Department of Astronomy & Physics
Time: October 11, 2019 - 3:00 PM
Location: Atrium 101
The conversion of interstellar molecular gas into stars is an extremely inefficient process, due to regulation from a combination of turbulent gas motions, magnetic fields, and feedback from young stars. Of these the role played by magnetic fields is particularly poorly understood, largely because of the difficulty of making direct observations. In this talk I will discuss what we have learned about magnetic fields in star-forming regions using the Balloon-borne Large Aperture Sub-mm Telescope for Polarimetry (BLASTPol). BLASTPol operated from 38km above the Earth’s surface (above 99.5% of the atmosphere), mapping polarized radiation at sub-mm wavelengths from dust grains aligned with their local magnetic field.
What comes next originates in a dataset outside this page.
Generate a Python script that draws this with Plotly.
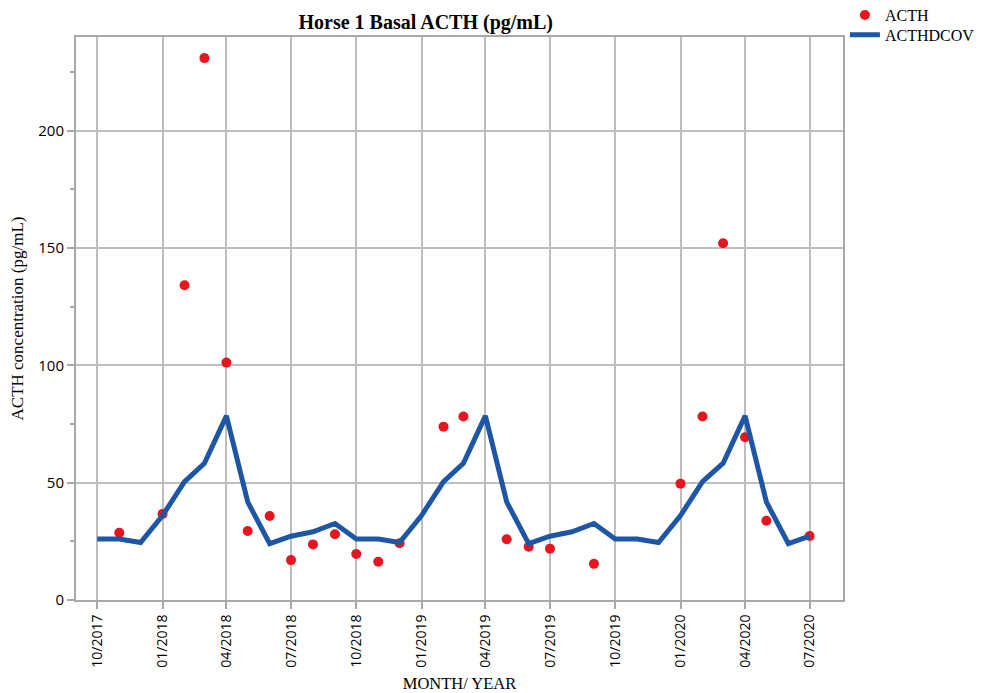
import plotly.graph_objects as go

# Monthly ACTHDCOV curve, 10/2017 through 07/2020
curve_months = [
    "2017-10-01", "2017-11-01", "2017-12-01",
    "2018-01-01", "2018-02-01", "2018-03-01", "2018-04-01", "2018-05-01", "2018-06-01",
    "2018-07-01", "2018-08-01", "2018-09-01", "2018-10-01", "2018-11-01", "2018-12-01",
    "2019-01-01", "2019-02-01", "2019-03-01", "2019-04-01", "2019-05-01", "2019-06-01",
    "2019-07-01", "2019-08-01", "2019-09-01", "2019-10-01", "2019-11-01", "2019-12-01",
    "2020-01-01", "2020-02-01", "2020-03-01", "2020-04-01", "2020-05-01", "2020-06-01",
    "2020-07-01",
]
acthdcov = [
    26, 26, 24.5,
    36, 50.5, 58.3, 78.5, 41.8, 24,
    27.2, 29.1, 32.6, 26, 26, 24.5,
    36, 50.5, 58.3, 78.5, 41.8, 24,
    27.2, 29.1, 32.6, 26, 26, 24.5,
    36, 50.5, 58.3, 78.5, 41.8, 24,
    27.2,
]

# Measured basal ACTH samples
sample_months = [
    "2017-11-01", "2018-01-01", "2018-02-01", "2018-03-01", "2018-04-01",
    "2018-05-01", "2018-06-01", "2018-07-01", "2018-08-01", "2018-09-01",
    "2018-10-01", "2018-11-01", "2018-12-01", "2019-02-01", "2019-03-01",
    "2019-05-01", "2019-06-01", "2019-07-01", "2019-09-01", "2020-01-01",
    "2020-02-01", "2020-03-01", "2020-04-01", "2020-05-01", "2020-07-01",
]
acth = [
    28.7, 36.7, 134.2, 231, 101.2,
    29.4, 35.8, 17, 23.7, 28,
    19.6, 16.3, 24.2, 73.9, 78.2,
    25.9, 22.7, 21.9, 15.4, 49.6,
    78.2, 152.1, 69.4, 33.8, 27.3,
]

y_ticks = [0, 50, 100, 150, 200]

grid_col = "#bdbdbd"
frame_col = "#a8a8a8"
serif = "Liberation Serif, DejaVu Serif, serif"
sans = "Open Sans, Noto Sans, sans-serif"

fig = go.Figure()
fig.add_trace(go.Scatter(
    x=sample_months, y=acth, mode="markers", name="ACTH",
    marker=dict(color="#e8141e", size=10), legend="legend",
))
fig.add_trace(go.Scatter(
    x=curve_months, y=acthdcov, mode="lines", name="ACTHDCOV",
    line=dict(color="#1d56a6", width=5), legend="legend2",
))

legend_style = dict(
    xanchor="left", yanchor="top",
    font=dict(family=serif, size=16, color="black"),
    bgcolor="rgba(0,0,0,0)", itemwidth=30,
)

fig.update_layout(
    width=984, height=693,
    margin=dict(l=76, r=141, t=37, b=93, autoexpand=False),
    paper_bgcolor="white", plot_bgcolor="white",
    title=dict(
        text="<b>Horse 1 Basal ACTH (pg/mL)</b>",
        x=0.456, xref="paper", xanchor="center",
        y=0.968, yref="container", yanchor="middle",
        font=dict(family=serif, size=20, color="black"),
    ),
    legend=dict(x=1.0025, y=1.069, **legend_style),
    legend2=dict(x=1.0025, y=1.034, **legend_style),
    showlegend=True,
)

fig.update_xaxes(
    type="date",
    range=["2017-09-01", "2020-08-17"],
    tick0="2017-10-01", dtick="M3", tickformat="%m/%Y",
    tickangle=-90,
    ticks="outside", ticklen=7, tickcolor=frame_col, tickwidth=1.5,
    showgrid=True, gridcolor=grid_col, gridwidth=1.5,
    showline=True, linecolor=frame_col, linewidth=2, mirror=True,
    tickfont=dict(family=sans, size=14, color="black"),
    title=dict(text="MONTH/ YEAR", font=dict(family=serif, size=16.5, color="black"), standoff=12),
    zeroline=False, automargin=False,
)
fig.update_yaxes(
    range=[0, 240],
    tickvals=y_ticks,
    ticks="outside", ticklen=7, tickcolor=frame_col, tickwidth=1.5,
    minor=dict(dtick=25, tick0=0, ticks="outside", ticklen=4, tickcolor=frame_col, showgrid=False),
    showgrid=True, gridcolor=grid_col, gridwidth=1.5,
    showline=True, linecolor=frame_col, linewidth=2, mirror=True,
    tickfont=dict(family=sans, size=15, color="black"),
    title=dict(text="ACTH concentration (pg/mL)", font=dict(family=serif, size=17, color="black"), standoff=10),
    zeroline=False, automargin=False,
)

fig.write_html("out.html")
By statistically comparing BLASTPol-inferred magnetic field maps of the nearby giant molecular cloud Vela C with simulations, we find that magnetic fields play an important role in the formation of both low- and high-density molecular gas sub-structures. I will finish by presenting our next-generation balloon-borne polarimeter, BLAST-TNG, which is scheduled for a first Antarctic flight this December. With BLAST-TNG we will map dozens of molecular clouds at 5x better resolution and quantitatively determine the extent to which magnetic fields affect star formation efficiency.